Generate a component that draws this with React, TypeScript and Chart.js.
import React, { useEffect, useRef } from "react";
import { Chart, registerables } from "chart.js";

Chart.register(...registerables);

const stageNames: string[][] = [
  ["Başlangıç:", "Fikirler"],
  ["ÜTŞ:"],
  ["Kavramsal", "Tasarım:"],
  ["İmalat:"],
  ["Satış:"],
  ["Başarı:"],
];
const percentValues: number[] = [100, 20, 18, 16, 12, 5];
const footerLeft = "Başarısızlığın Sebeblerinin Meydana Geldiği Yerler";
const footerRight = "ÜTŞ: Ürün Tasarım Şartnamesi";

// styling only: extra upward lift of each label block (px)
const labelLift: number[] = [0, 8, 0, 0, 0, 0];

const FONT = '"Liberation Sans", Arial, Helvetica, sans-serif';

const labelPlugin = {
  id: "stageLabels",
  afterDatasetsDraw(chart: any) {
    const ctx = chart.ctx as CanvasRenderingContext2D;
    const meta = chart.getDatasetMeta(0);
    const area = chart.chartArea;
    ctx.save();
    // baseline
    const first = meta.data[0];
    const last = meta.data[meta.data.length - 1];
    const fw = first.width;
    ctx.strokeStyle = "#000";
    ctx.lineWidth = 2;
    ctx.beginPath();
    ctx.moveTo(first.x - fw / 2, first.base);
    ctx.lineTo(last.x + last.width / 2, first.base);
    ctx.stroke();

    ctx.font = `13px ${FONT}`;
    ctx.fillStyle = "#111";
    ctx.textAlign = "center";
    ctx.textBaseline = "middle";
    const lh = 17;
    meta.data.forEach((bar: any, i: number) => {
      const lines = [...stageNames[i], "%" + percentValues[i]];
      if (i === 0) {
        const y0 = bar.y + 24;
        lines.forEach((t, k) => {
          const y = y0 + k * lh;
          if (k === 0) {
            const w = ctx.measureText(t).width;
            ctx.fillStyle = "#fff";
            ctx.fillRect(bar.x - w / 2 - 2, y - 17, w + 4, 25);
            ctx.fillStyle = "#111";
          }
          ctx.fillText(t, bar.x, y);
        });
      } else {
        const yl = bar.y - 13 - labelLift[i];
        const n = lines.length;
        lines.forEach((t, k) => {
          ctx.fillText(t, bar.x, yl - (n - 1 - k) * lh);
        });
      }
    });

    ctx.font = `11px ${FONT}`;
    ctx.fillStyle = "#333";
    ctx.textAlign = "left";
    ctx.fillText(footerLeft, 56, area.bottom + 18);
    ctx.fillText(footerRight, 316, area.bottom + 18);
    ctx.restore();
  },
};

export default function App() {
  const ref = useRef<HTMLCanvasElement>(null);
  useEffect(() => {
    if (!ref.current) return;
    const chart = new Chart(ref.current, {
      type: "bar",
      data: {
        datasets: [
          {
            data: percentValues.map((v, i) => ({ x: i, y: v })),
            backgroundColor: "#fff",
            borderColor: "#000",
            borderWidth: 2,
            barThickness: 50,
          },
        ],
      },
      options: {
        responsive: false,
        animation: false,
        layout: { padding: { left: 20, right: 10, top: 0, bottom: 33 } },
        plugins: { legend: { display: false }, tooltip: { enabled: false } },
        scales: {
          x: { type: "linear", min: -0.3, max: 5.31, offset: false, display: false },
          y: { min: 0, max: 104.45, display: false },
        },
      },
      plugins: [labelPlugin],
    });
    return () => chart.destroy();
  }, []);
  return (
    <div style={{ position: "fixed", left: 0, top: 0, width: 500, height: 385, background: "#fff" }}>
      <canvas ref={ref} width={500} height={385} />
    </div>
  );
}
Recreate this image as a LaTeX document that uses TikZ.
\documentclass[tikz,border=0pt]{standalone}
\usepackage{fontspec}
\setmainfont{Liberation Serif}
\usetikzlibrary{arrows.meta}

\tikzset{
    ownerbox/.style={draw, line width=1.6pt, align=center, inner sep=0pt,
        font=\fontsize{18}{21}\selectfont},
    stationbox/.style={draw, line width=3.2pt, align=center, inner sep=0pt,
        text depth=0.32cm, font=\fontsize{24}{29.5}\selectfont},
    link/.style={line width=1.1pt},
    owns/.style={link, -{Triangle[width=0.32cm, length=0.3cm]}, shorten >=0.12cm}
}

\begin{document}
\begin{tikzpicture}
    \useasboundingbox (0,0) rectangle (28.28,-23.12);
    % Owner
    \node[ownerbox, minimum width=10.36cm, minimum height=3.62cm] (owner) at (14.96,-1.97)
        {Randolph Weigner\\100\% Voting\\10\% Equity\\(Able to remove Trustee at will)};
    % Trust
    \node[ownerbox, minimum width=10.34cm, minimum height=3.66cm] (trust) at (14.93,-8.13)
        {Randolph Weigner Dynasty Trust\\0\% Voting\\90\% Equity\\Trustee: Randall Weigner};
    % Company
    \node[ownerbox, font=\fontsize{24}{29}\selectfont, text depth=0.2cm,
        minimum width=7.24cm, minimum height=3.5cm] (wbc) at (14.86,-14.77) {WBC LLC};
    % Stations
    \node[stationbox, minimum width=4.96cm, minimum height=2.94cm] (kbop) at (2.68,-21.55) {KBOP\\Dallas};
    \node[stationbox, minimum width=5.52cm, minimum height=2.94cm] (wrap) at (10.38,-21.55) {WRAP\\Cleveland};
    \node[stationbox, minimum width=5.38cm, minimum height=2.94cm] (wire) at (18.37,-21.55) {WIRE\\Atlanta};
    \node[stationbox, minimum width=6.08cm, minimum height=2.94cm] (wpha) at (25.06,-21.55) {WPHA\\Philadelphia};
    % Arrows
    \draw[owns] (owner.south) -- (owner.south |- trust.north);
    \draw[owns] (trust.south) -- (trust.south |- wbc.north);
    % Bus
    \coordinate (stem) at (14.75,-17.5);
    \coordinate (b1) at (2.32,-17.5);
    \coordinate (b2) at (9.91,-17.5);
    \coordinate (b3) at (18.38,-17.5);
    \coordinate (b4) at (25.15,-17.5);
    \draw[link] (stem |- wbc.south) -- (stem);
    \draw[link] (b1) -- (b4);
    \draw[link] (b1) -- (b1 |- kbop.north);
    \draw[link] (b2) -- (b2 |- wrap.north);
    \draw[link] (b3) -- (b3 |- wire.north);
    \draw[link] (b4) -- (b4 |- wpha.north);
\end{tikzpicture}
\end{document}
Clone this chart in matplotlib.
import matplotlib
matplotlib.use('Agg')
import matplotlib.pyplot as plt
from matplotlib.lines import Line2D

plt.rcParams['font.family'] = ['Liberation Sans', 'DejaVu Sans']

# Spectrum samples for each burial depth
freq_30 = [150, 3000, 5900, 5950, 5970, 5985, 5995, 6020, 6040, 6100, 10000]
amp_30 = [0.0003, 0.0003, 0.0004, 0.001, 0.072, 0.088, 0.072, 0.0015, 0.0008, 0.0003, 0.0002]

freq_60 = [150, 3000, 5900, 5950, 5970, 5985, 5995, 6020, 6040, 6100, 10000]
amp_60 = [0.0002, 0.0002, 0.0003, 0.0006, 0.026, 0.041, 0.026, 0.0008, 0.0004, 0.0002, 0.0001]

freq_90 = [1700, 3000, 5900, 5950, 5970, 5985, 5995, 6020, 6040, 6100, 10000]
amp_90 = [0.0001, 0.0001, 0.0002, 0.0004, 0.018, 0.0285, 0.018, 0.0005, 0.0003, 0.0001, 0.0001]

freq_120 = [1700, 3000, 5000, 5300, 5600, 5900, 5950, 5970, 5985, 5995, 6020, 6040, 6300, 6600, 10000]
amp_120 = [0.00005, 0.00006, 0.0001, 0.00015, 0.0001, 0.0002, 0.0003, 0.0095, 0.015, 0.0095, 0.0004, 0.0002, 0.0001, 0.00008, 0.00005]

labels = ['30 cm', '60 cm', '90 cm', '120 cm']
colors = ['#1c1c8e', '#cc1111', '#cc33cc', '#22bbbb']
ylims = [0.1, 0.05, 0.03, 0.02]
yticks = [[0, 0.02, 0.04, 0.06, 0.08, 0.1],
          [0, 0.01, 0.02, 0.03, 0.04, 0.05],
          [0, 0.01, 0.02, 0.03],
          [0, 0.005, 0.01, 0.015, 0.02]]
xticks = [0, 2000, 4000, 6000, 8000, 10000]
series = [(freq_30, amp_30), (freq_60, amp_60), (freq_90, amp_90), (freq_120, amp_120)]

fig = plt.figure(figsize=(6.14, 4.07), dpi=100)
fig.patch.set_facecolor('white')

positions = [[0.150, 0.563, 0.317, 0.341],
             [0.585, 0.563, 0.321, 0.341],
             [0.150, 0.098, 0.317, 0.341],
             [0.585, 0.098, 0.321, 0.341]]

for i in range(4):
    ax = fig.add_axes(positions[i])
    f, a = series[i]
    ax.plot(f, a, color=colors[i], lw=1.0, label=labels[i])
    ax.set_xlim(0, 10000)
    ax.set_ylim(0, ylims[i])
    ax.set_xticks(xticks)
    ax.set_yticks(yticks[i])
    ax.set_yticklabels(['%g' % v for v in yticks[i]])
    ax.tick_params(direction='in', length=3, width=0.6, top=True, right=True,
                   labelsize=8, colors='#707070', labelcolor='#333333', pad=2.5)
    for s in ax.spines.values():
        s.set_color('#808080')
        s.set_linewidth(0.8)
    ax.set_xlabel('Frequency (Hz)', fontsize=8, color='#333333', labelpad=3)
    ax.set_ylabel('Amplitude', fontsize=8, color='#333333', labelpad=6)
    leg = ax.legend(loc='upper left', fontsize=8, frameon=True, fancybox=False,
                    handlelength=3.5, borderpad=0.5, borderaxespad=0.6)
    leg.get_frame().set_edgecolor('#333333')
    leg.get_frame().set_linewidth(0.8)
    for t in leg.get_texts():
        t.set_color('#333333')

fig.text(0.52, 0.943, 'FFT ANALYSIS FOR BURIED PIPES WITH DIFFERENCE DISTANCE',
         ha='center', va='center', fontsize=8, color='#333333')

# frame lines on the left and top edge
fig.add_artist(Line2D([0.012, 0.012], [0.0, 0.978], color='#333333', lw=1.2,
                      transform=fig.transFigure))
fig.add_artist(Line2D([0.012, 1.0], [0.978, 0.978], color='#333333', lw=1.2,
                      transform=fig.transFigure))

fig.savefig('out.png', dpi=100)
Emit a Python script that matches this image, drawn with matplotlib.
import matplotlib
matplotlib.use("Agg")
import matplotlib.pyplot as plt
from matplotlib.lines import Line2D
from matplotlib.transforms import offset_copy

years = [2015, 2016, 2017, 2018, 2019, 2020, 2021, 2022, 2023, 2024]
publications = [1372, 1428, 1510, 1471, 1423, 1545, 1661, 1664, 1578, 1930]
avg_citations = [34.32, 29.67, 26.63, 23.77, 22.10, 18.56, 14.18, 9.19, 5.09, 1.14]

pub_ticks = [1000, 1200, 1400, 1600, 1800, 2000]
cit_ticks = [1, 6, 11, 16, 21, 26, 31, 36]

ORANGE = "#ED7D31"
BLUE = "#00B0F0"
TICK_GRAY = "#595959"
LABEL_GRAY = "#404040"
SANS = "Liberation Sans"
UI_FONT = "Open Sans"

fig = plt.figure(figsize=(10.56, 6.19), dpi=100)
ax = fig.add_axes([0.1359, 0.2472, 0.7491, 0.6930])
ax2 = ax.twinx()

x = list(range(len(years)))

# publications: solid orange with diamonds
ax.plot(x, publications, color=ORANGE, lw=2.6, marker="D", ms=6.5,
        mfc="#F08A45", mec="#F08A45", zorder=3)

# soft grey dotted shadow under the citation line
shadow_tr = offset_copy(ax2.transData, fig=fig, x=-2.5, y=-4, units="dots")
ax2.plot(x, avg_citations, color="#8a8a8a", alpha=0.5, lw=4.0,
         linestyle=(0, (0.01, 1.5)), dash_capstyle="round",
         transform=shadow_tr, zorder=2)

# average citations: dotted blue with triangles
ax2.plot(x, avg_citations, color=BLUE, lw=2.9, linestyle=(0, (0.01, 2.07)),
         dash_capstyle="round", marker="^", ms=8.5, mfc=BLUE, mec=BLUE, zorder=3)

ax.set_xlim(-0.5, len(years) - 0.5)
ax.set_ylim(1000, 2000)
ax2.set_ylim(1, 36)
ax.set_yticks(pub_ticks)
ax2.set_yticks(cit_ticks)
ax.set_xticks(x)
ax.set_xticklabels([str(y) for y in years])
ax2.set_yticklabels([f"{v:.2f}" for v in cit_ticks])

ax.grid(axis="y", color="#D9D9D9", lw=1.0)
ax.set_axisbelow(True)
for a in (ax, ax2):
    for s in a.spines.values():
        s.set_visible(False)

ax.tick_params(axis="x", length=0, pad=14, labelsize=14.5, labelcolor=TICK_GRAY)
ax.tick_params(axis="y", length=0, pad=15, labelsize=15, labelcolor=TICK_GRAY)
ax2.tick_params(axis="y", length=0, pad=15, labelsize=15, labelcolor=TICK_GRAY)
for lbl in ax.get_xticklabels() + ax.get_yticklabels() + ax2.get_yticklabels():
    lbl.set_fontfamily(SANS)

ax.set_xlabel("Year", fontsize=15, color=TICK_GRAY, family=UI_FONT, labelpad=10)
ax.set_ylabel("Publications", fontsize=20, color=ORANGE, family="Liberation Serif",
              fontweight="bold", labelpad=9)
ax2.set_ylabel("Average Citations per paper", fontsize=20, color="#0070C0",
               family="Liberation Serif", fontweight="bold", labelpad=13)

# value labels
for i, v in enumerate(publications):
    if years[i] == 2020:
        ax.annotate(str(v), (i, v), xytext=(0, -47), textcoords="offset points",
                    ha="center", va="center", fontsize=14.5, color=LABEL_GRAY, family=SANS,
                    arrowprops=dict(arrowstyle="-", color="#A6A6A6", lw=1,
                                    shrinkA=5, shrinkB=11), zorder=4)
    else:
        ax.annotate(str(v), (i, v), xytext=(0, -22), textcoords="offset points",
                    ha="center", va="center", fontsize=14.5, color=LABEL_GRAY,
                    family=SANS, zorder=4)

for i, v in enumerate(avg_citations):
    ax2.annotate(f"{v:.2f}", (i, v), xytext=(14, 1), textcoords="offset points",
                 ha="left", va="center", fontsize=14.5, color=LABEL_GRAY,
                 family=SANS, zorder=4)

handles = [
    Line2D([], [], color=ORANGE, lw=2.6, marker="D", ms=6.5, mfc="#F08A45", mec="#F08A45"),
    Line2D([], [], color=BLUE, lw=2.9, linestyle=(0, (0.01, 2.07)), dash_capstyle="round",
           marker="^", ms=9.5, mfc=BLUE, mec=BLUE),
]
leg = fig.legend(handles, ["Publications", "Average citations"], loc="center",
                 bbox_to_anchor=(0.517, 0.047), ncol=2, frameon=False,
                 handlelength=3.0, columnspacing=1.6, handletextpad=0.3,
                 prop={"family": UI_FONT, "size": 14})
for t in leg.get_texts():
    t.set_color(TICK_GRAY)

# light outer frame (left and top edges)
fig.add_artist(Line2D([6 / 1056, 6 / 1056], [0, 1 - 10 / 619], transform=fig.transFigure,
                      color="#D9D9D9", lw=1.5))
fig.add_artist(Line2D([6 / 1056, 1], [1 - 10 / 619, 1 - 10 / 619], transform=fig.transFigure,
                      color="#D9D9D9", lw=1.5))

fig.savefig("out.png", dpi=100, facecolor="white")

TASK DIRECTIONS |
What you return should be the lines from the start of the data through the line with "Chart.register(...registerables);", quoted exactly and nothing more.

TASK RESPONSE |
Generate a component that draws this with React, TypeScript and Chart.js.
import React, { useEffect, useRef } from "react";
import { Chart, registerables } from "chart.js";

Chart.register(...registerables);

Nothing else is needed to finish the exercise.